I'm also reading Here on Earth by Alice Hoffman and a bunch of Jane Eyre criticism, but that's all for my independent study so it doesn't really count.

If you like writers and blogs, you should read my writing soul-twin's blog. Her name is Joellyn and she is fabulous, also a writing student, all that good stuff. She's been published places. Check it out. She's also the one who loaned me Ayiti because I have no money to buy it, so I have to thank her for that too.

Especially Freeing

Okay, so that's all.

-Taylor

Monday, February 6, 2012

Updike Though

"Another couple, younger, was walking down the beach like a pair of creatures, tawny, maned, their movements made stately by their invisible effort to control self-consciousness. One had to look hard to see that they were naked. A summer's frequentation of the nudist section up the beach, around the point from the bouorgeois, bathing-suited section where the Maples lay with their children and their books and their towels and tubes of lotion, had bestowed up the bodies of this other couple the smooth pelt of an even tan. The sexual signs so large in our interior mythology, the breasts and pubic patches, melted to almost nothing in the middle distance, in the sun. Even the young man's penis seemed incidental. And the young woman appeared a lesser version of the male - the same taut, magnetic stride, the same disturbingly generic arrangement of limbs, abdomen, torso, and skull.

Richard suppressed a grunt. Silence attended the two nudes, pushing out from their advance like wavelets up the packed sand into the costumed people, away form the unnoticing commotion and self-absorbed sparkle of the sea.

'Well': a woman's exclamation, from underneath an umbrella, blew down the beach like a sandwich wrapper. One old man, his dwindled legs linked to a barrel chest by boyish trunks of plaid nylon, stood up militantly, helplessly, drowning in this assault, making an uplifted gesture between that of hailing a taxi and shaking a fist."

-John Updike, "Nakedness"

How good, though? Seriously.

Sunday, February 5, 2012

I have not been blogging because I have been reading for long, uninterrupted stretches but I am reading so many things that I'm not finishing anything in a timely fashion and I've also even been writing more than usual.

This is a strange point in my life. It's only the beginning of February, but it's like I can already feel the pull of the term winding down. Like there isn't much time left and then I have to change the way I live.

I have so many things to write this semester to fulfill all of the commitments I've set for myself. It's a little scary, but it's actually going well. I feel good about the material that I have so far.

Like I said I've been reading SO MANY THINGS:

-the Brad Gooch biography of Flannery O'Connor.

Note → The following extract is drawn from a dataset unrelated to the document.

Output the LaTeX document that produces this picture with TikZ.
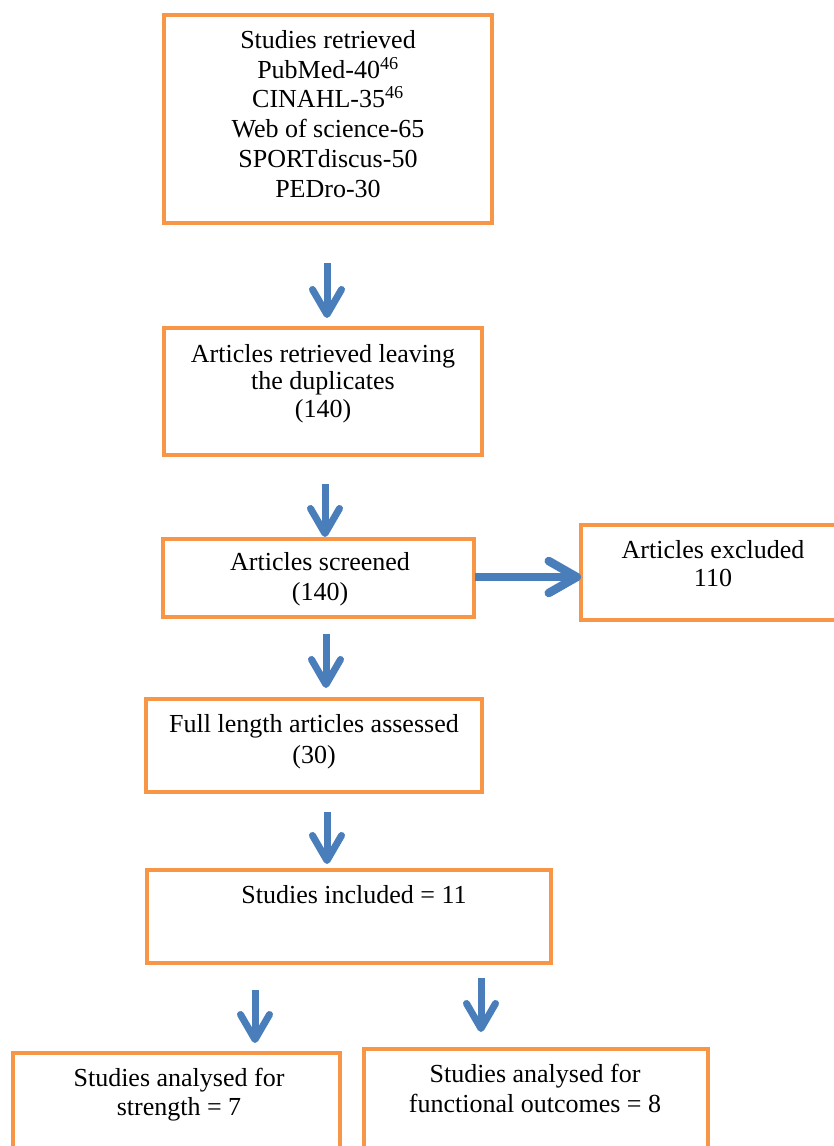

I like it, though I'm not sure that I would have liked her, based on the way Gooch portrays her anyway. So, so Catholic.
-I also got her collected stories because it's impossible to read a biography of a writer and not want to see their work. I've read a good number of her stories already, but they're no less engaging in re-read. She's got this way of seeing people that I'm not even on the same planet with.
-The Woman in White by Wilkie Collins. I read this for about three hours straight the other night, totally caught up in how passionate and ridiculous it is. I'm still only about a third of the way through, and I'm pretty sure it's only going to get crazier.
-Sylvia Plath's unabridged journals. I own and read the abridged version back when I was about sixteen or seventeen, about the same time that I read Ariel and The Bell Jar. I hate it when I read abridged things. Of course, this isn't a normal abridging situation. In any case, I'm having a good time revisiting the sections I've already read and going through the new material.
-I got out Robert Lowell's letters because he plays a big part in the O'Connor biography and seemed like a really interesting person. I also got a book of his poetry because I haven't read much of it at all. Just got those today so haven't read much, but his letters to Ezra Pound when Lowell was 19 asking to go study with Pound in Italy were pretty hilarious.

No program news yet. The waiting game continues. I'm hoping to be a real writing/reading machine this semester. Who knows what I'll be doing after school ends.